"It's funny, garbled, f**ked up, stupid, great." - Venue, 5-14 March 2010.
"Better than any theater." - Der Tagesspiegel, October 4 2009. German language text
"Shambolically brilliant." - Village Voice, Richard Gehr.
"Long Live Père Ubu!" - The Spectacle is the concert version of Pere Ubu's theatrical production, Bring Me The Head Of Ubu Roi, an adaptation of Alfred Jarry's Ubu Roi. As should be expected from Pere Ubu it is a production without precedent. The boundary between musical and dramatic performance is obliterated. The very notion of what a rock band can and should achieve on stage is turned on its head. David Thomas plays the parts of both Père and Mère Ubu. Members of the band perform the music, choreography, as well as all dramatic roles. The instrumental line-up is augmented with electronica artist Gagarin. As with the full theatrical production, the staging is framed by large screen projections of bespoke animations from legendary film-makers The Brothers Quay.
Venue, Tom Phillips
It's funny, garbled, f**ked up, stupid, great. It's quite brilliant - an unlikely music/theatre adventure that veers from the sublime to the ridiculous via spasming dancers, dropped scenes, temper tantrums, theremin-garnished atmospherics, sock puppets, farting, and spacey animation from the Brothers Quay. Astonishingly, it manages both to put across the gist of Jarry's deliriously satirical 1896 play and feature some of the most joyously rebarbative music that Pere Ubu have made since their "Dub Housing" / "New Picnic Time" rule-shredding heyday... Antidotal evidence that with the appropriate chutzpah and humour you can do something different with the basic gig format without ending up with Peter Gabriel dressed as a flower.
Der Tagesspiegel (Berlin)
The small bassist twitches as if struck by St. Vitus' dance. A chicken with a rubber mask plays synthesizers. A horse collapses under King Ubu. The king roars and rolls around on the ground. In between - crazy music.
Savage wit. So involving was this piece of music theatre that when someone in the audience was taken ill during the performance, everyone thought it was part of the act, "planted" in the stalls to extend the show, even when a paramedic arrived.
Joe Shooman, Record Collector, October 2009.
"Long Live Père Ubu!" is odd and scary... As the narrative unfolds, so do the atmosphere and sonics, thrown into a white-hot crucible of pretentiously brilliant creativity.
Ed Pinsent, The Sound Projector
All very anti-theatre and anti-good taste. And what made it all worthwhile? Hearing Thomas in full baritone majesty belching out that one word he was born to deliver: "MERDRE!!!"
Nick Morgan, Whiskyfun
Like pantomime without the ghastly television "celebrities," a sort of Carry On Pataphysics. I've rarely left a theatre feeling quite as entertained.
It's hard not to delight in Thomas' frustrated dictatorship of both Poland and the production itself.

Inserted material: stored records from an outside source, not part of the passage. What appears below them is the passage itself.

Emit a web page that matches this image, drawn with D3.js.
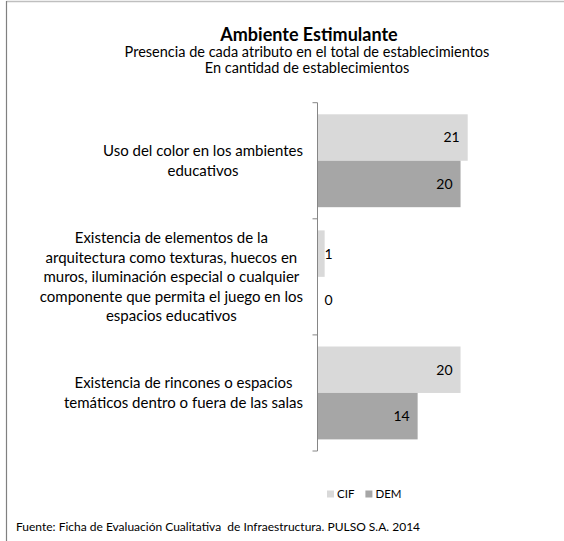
<!DOCTYPE html>
<html><head><meta charset="utf-8">
<script src="https://cdn.jsdelivr.net/npm/d3@7/dist/d3.min.js"></script>
<style>
body{margin:0;background:#fff}
svg{display:block;font-family:Lato,"Open Sans",sans-serif}
</style></head><body>
<svg id="c" width="564" height="541"></svg>
<script>
const title = "Ambiente Estimulante";
const subtitles = ["Presencia de cada atributo en el total de establecimientos", "En cantidad de establecimientos"];
const source = "Fuente: Ficha de Evaluación Cualitativa\u00a0 de Infraestructura. PULSO S.A. 2014";
const categories = ["uso", "arquitectura", "rincones"];
const categoryLines = [
  ["Uso del color en los ambientes", "educativos"],
  ["Existencia de elementos de la", "arquitectura como texturas, huecos en", "muros, iluminación especial o cualquier", "componente que permita el juego en los", "espacios educativos"],
  ["Existencia de rincones o espacios", "temáticos dentro o fuera de las salas"]
];
const seriesNames = ["CIF", "DEM"];
const cifValues = [21, 1, 20];
const demValues = [20, 0, 14];
const seriesColors = ["#d9d9d9", "#a6a6a6"];

const svg = d3.select("#c");
const axisX = 317.5;

// frame
svg.append("line").attr("x1", 6.5).attr("x2", 564).attr("y1", 1.5).attr("y2", 1.5).attr("stroke", "#bfbfbf").attr("stroke-width", 1.5);
svg.append("line").attr("x1", 6.5).attr("x2", 6.5).attr("y1", 1).attr("y2", 541).attr("stroke", "#808080").attr("stroke-width", 1.2);

// titles
svg.append("text").attr("x", 309).attr("y", 41).attr("text-anchor", "middle")
  .attr("font-size", 18).attr("font-weight", "bold").attr("fill", "#000").text(title);
subtitles.forEach((s, i) => svg.append("text").attr("x", 307).attr("y", 57 + i * 16)
  .attr("text-anchor", "middle").attr("font-size", 14.5).attr("fill", "#000").text(s));

const y = d3.scaleBand().domain(categories).range([102.7, 451]).paddingInner(0.2).paddingOuter(0.1);
const ySub = d3.scaleBand().domain(seriesNames).range([0, y.bandwidth()]);
const x = d3.scaleLinear().domain([0, 21]).range([axisX, 467.7]);

const data = categories.map((c, i) => ({cat: c, vals: [cifValues[i], demValues[i]]}));

const g = svg.append("g");
data.forEach((d, i) => {
  d.vals.forEach((v, j) => {
    const by = y(d.cat) + ySub(seriesNames[j]);
    g.append("rect").attr("x", x(0)).attr("y", by).attr("width", x(v) - x(0)).attr("height", ySub.bandwidth())
      .attr("fill", seriesColors[j]);
    const inside = (x(v) - x(0)) > 30;
    g.append("text")
      .attr("x", inside ? x(v) - 8 : x(0) + 7)
      .attr("y", by + ySub.bandwidth() / 2)
      .attr("dy", "0.35em")
      .attr("text-anchor", inside ? "end" : "start")
      .attr("font-size", 14).attr("fill", "#000").text(v);
  });
});

// axis line with boundary ticks
const step = y.step();
const bounds = [y.range()[0]].concat(categories.map(c => y(c) + y.bandwidth() + (step - y.bandwidth()) / 2));
bounds[bounds.length - 1] = y.range()[1];
svg.append("line").attr("x1", axisX).attr("x2", axisX).attr("y1", y.range()[0]).attr("y2", y.range()[1])
  .attr("stroke", "#868686").attr("stroke-width", 1);
bounds.forEach(b => svg.append("line").attr("x1", axisX - 5).attr("x2", axisX).attr("y1", b).attr("y2", b)
  .attr("stroke", "#868686").attr("stroke-width", 1));

// category labels (block right-aligned, lines centered)
const lineH = 19.5;
categoryLines.forEach((lines, i) => {
  const cy = y(categories[i]) + y.bandwidth() / 2;
  const tg = svg.append("g");
  const texts = lines.map((l, k) => tg.append("text")
    .attr("y", cy + (k - (lines.length - 1) / 2) * lineH).attr("dy", "0.35em")
    .attr("text-anchor", "middle").attr("font-size", 15).attr("fill", "#000").text(l));
  const maxW = d3.max(texts, t => t.node().getComputedTextLength());
  texts.forEach(t => t.attr("x", 303 - maxW / 2));
});

// legend
const lg = svg.append("g").attr("transform", "translate(327,494)");
let lx = 0;
seriesNames.forEach((s, j) => {
  lg.append("rect").attr("x", lx).attr("y", -3.5).attr("width", 7).attr("height", 7).attr("fill", seriesColors[j]);
  const t = lg.append("text").attr("x", lx + 10).attr("y", 0).attr("dy", "0.35em").attr("font-size", 11.5).attr("fill", "#000").text(s);
  lx += 10 + t.node().getComputedTextLength() + 11;
});

// source
svg.append("text").attr("x", 16).attr("y", 527).attr("dy", "0.35em").attr("font-size", 12).attr("fill", "#000").text(source);
</script>
</body></html>
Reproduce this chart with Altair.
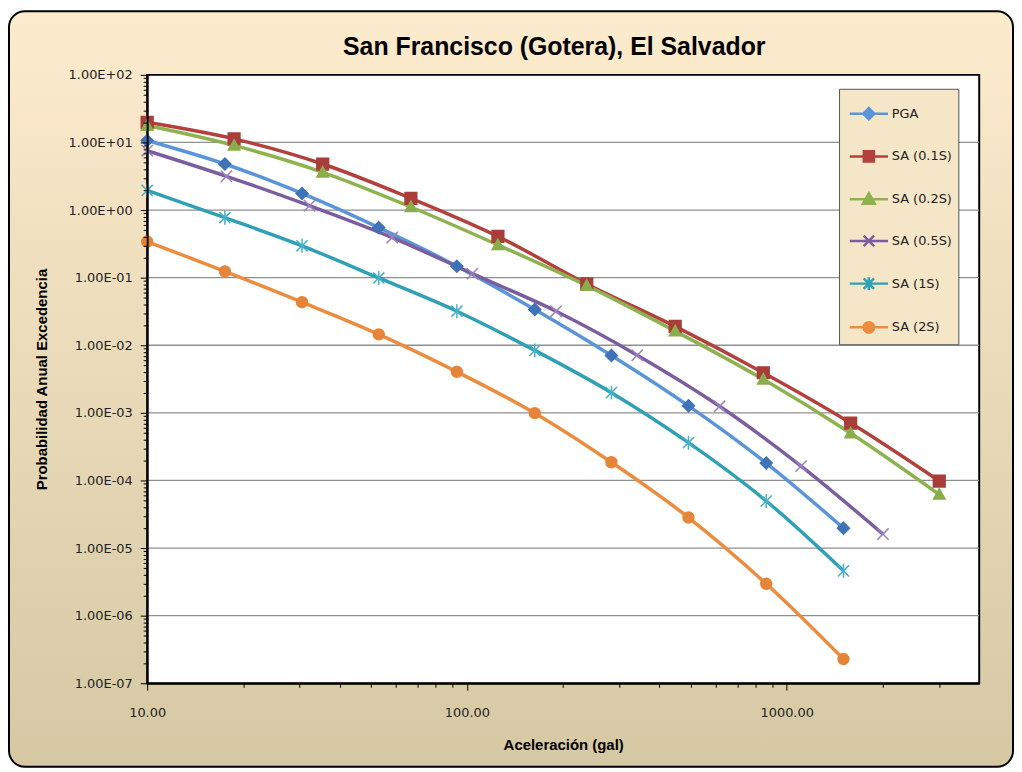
import altair as alt
import pandas as pd

TITLE = "San Francisco (Gotera), El Salvador"
SERIES = ["PGA", "SA (0.1S)", "SA (0.2S)", "SA (0.5S)", "SA (1S)", "SA (2S)"]

X_PGA = [10, 17.5, 30.5, 53, 93, 163, 283, 493, 863, 1505]
Y_PGA = [10.7, 4.8, 1.76, 0.55, 0.148, 0.0338, 0.00706, 0.00127, 1.81e-4, 1.97e-5]

X_SA01 = [10, 18.7, 35.4, 66.8, 125, 237, 448, 845, 1585, 3000]
Y_SA01 = [19.9, 11.3, 4.8, 1.49, 0.407, 0.0807, 0.019, 0.00392, 7.06e-4, 9.8e-5]

X_SA02 = [10, 18.7, 35.4, 66.8, 125, 237, 448, 845, 1585, 3000]
Y_SA02 = [17.8, 9.04, 3.62, 1.11, 0.305, 0.0762, 0.0162, 0.00313, 5.0e-4, 6.2e-5]

X_SA05 = [10, 17.7, 32.2, 58.4, 104, 190, 341, 617, 1109, 2000]
Y_SA05 = [7.55, 3.16, 1.16, 0.392, 0.1146, 0.0319, 0.00713, 1.25e-3, 1.63e-4, 1.61e-5]

X_SA1 = [10, 17.5, 30.5, 53, 93, 163, 283, 493, 863, 1505]
Y_SA1 = [1.95, 0.771, 0.296, 0.099, 0.0319, 8.4e-3, 1.99e-3, 3.62e-4, 4.97e-5, 4.6e-6]

X_SA2 = [10, 17.5, 30.5, 53, 93, 163, 283, 493, 863, 1505]
Y_SA2 = [0.342, 0.124, 0.0434, 0.0145, 4.05e-3, 9.9e-4, 1.86e-4, 2.83e-5, 2.96e-6, 2.28e-7]

X_MAJOR = [10, 100, 1000]
X_MINOR = [20, 30, 40, 50, 60, 70, 80, 90, 200, 300, 400, 500, 600, 700, 800, 900, 2000, 3000]
Y_MAJOR = [1e-7, 1e-6, 1e-5, 1e-4, 1e-3, 1e-2, 1e-1, 1e0, 1e1, 1e2]
GRID_Y = [1e-6, 1e-5, 1e-4, 1e-3, 1e-2, 1e-1, 1e0, 1e1]

LINE_COLORS = ["#5B95D9", "#B3403D", "#8FB250", "#7B5EA0", "#2FA0B6", "#EB8C3E"]
MARK_COLORS = ["#3F72B6", "#A83D3A", "#8AAD4C", "#9A84BD", "#45B1C9", "#E5853A"]

MARK_PATHS = [
    "M0,-1L1,0L0,1L-1,0Z",
    "M-1,-1H1V1H-1Z",
    "M0,-1L1,0.8H-1Z",
    "M-1,-1L1,1M-1,1L1,-1",
    "M-1,-1L1,1M-1,1L1,-1M0,-1.25V1.25",
    "M-1,0A1,1 0 1,0 1,0A1,1 0 1,0 -1,0Z",
]
MARK_SIZES = [144, 121, 169, 121, 144, 144]
LEGEND_PATHS = [
    "M-1.1,0H1.1M0,-0.32L0.32,0L0,0.32L-0.32,0Z",
    "M-1.1,0H1.1M-0.29,-0.29H0.29V0.29H-0.29Z",
    "M-1.1,0H1.1M0,-0.34L0.34,0.26H-0.34Z",
    "M-1.1,0H1.1M-0.3,-0.3L0.3,0.3M-0.3,0.3L0.3,-0.3",
    "M-1.1,0H1.1M-0.3,-0.3L0.3,0.3M-0.3,0.3L0.3,-0.3M0,-0.36V0.36",
    "M-1.1,0H1.1M-0.3,0A0.3,0.3 0 1,0 0.3,0A0.3,0.3 0 1,0 -0.3,0Z",
]

xs = [X_PGA, X_SA01, X_SA02, X_SA05, X_SA1, X_SA2]
ys = [Y_PGA, Y_SA01, Y_SA02, Y_SA05, Y_SA1, Y_SA2]
rows = []
for name, xv, yv in zip(SERIES, xs, ys):
    for a, b in zip(xv, yv):
        rows.append({"series": name, "x": a, "y": b})
df = pd.DataFrame(rows)

W, H = 837, 612
FONT = "DejaVu Sans"
TFONT = "Liberation Sans"

major = "abs(log(datum.value)/LN10 - round(log(datum.value)/LN10)) < 0.001"
e = "round(log(datum.value)/LN10)"
ylabel = (f"{major} ? ('1.00E' + ({e} >= 0 ? '+' : '-') + (abs({e}) < 10 ? '0' : '') + abs({e})) : ''")
xlabel = f"{major} ? format(datum.value, '.2f') : ''"

y_ticks = sorted(set(Y_MAJOR + [m * 10 ** k for k in range(-7, 2) for m in range(2, 10)]))
x_ticks = sorted(X_MAJOR + X_MINOR)

xscale = alt.Scale(type="log", domain=[10, 4000], nice=False)
yscale = alt.Scale(type="log", domain=[1e-7, 100], nice=False)

xaxis = alt.Axis(values=x_ticks, labelExpr=xlabel, grid=False,
                 tickSize={"condition": {"test": major, "value": 7}, "value": 4},
                 tickColor="black", domainColor="black", domainWidth=2,
                 labelFont=FONT, labelFontSize=13, labelColor="#222",
                 labelPadding=16, labelOverlap=False, labelFlush=False, labelBound=False,
                 title="Aceleración (gal)", titleFont=TFONT, titleFontSize=15,
                 titleFontWeight="bold", titleColor="black", titlePadding=19, zindex=1)
yaxis = alt.Axis(values=y_ticks, labelExpr=ylabel, grid=False,
                 tickSize={"condition": {"test": major, "value": 7}, "value": 4},
                 tickColor="black", domainColor="black", domainWidth=2,
                 labelFont=FONT, labelFontSize=13, labelColor="#222",
                 labelPadding=8, labelOverlap=False, labelFlush=False, labelBound=False,
                 title="Probabilidad Anual Excedencia", titleFont=TFONT, titleFontSize=15,
                 titleFontWeight="bold", titleColor="black", titlePadding=19, zindex=1)

grad = alt.LinearGradient(gradient="linear",
                          stops=[alt.GradientStop(color="#FDEBCD", offset=0),
                                 alt.GradientStop(color="#D5C8A3", offset=1)],
                          x1=0, x2=0, y1=0, y2=1)

one = alt.Data(values=[{"t": TITLE}])
bg = alt.Chart(one).mark_rect(fill=grad, stroke="black", strokeWidth=2, cornerRadius=16).encode(
    x=alt.value(-139), x2=alt.value(871), y=alt.value(-64), y2=alt.value(696))
plotbg = alt.Chart(one).mark_rect(fill="white", stroke="black", strokeWidth=2).encode(
    x=alt.value(0), x2=alt.value(W), y=alt.value(0), y2=alt.value(H))
title = alt.Chart(one).mark_text(font=TFONT, fontSize=25, fontWeight="bold", color="black",
                                 align="center", baseline="middle").encode(
    text="t:N", x=alt.value(W / 2 - 9), y=alt.value(-28))

grid = alt.Chart(pd.DataFrame({"g": GRID_Y})).mark_rule(color="#8F8F8F", strokeWidth=1.3).encode(
    y=alt.Y("g:Q", scale=yscale, axis=yaxis))

base = alt.Chart(df)
lines = base.mark_line(interpolate="catmull-rom", strokeWidth=3.5).encode(
    x=alt.X("x:Q", scale=xscale, axis=xaxis),
    y=alt.Y("y:Q", scale=yscale, axis=yaxis),
    color=alt.Color("series:N", scale=alt.Scale(domain=SERIES, range=LINE_COLORS), legend=None),
    detail="series:N",
)
points = base.mark_point(filled=True, strokeWidth=1.5, opacity=1).encode(
    x=alt.X("x:Q", scale=xscale, axis=xaxis),
    y=alt.Y("y:Q", scale=yscale, axis=yaxis),
    fill=alt.Fill("series:N", scale=alt.Scale(domain=SERIES, range=MARK_COLORS), legend=None),
    stroke=alt.Stroke("series:N", scale=alt.Scale(domain=SERIES, range=MARK_COLORS), legend=None),
    shape=alt.Shape("series:N", scale=alt.Scale(domain=SERIES, range=MARK_PATHS), legend=None),
    size=alt.Size("series:N", scale=alt.Scale(domain=SERIES, range=MARK_SIZES), legend=None),
)

leg = alt.Legend(orient="none", legendX=696, legendY=14, title=None,
                 padding=6, rowPadding=13, symbolSize=1225, symbolOffset=5,
                 labelOffset=4, symbolStrokeWidth=2.5, symbolOpacity=1,
                 labelFont=FONT, labelFontSize=13, labelColor="#222",
                 fillColor="#F5E6C7", strokeColor="#555555")
legend_layer = base.transform_filter("false").mark_point(filled=True).encode(
    x=alt.X("x:Q", scale=xscale, axis=xaxis),
    y=alt.Y("y:Q", scale=yscale, axis=yaxis),
    fill=alt.Fill("series:N", scale=alt.Scale(domain=SERIES, range=LINE_COLORS), legend=leg),
    stroke=alt.Stroke("series:N", scale=alt.Scale(domain=SERIES, range=LINE_COLORS), legend=leg),
    shape=alt.Shape("series:N", scale=alt.Scale(domain=SERIES, range=LEGEND_PATHS), legend=leg),
)

chart = alt.layer(bg, plotbg, title, grid, lines, points, legend_layer).resolve_scale(
    fill="independent", stroke="independent", shape="independent"
).properties(
    width=W, height=H, padding=0,
).configure_view(stroke=None)

chart.save("out.html", embed_options={"renderer": "svg", "actions": False})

Deviating from the plot to demand that the scene fade to black (which it always did, of course, by way of someone running past with a sign reading "Fade To Black"), Thomas displays an enthusiasm for the work that quickly spreads to the audience. When two of the characters exclaimed, "I think we're in danger of alienating the audience!", Queen Elizabeth Hall erupted in laughter. It was hilarious because it couldn't have been further from the truth.
About Pere Ubu
Pere Ubu make a music that is a disorienting mix of midwestern groove rock, "found" sound, analog synthesizers, falling-apart song structures and careening vocals. It is a mix that has mesmerized critics, musicians and fans for decades. The band was formed as a studio project that drew on a body of musicians who were involved in a Cleveland underground music scene that by August 1975 seemed to have run its course. The object of the band was to document the work done and then go away. Within months, however, their first self-produced single ("30 Seconds Over Tokyo" / "Heart Of Darkness") was being snapped up in London, Paris, Manchester, New York and Minneapolis. Pere Ubu was about to change the face of rock music. For over 32 years they've defined the art of cult; refined the voice of the outsider; and influenced the likes of Joy Division, Pixies, Husker Du, Henry Rollins, REM, the Sisters of Mercy, Thomas Dolby, Bauhaus, Julian Cope and countless others.
About The Brothers Quay
The Quay Brothers were born near Philadelphia where they studied at the Philadelphia College of Art, then later in London at the Royal College of Art. Since 1980 they have produced a hybrid variety of puppet animation film work: documentaries on Stravinsky, Janáček, Anamorphosis; interludes for MTV; commercials, as well as films inspired by the writings of Kafka, Bruno Schulz (Street Of Crocodiles) and Robert Walser (Institute Benjamenta). Their work also includes decors and stage designs for the English National Opera, Royal National Theatre, the Royal Danish Ballet, and others.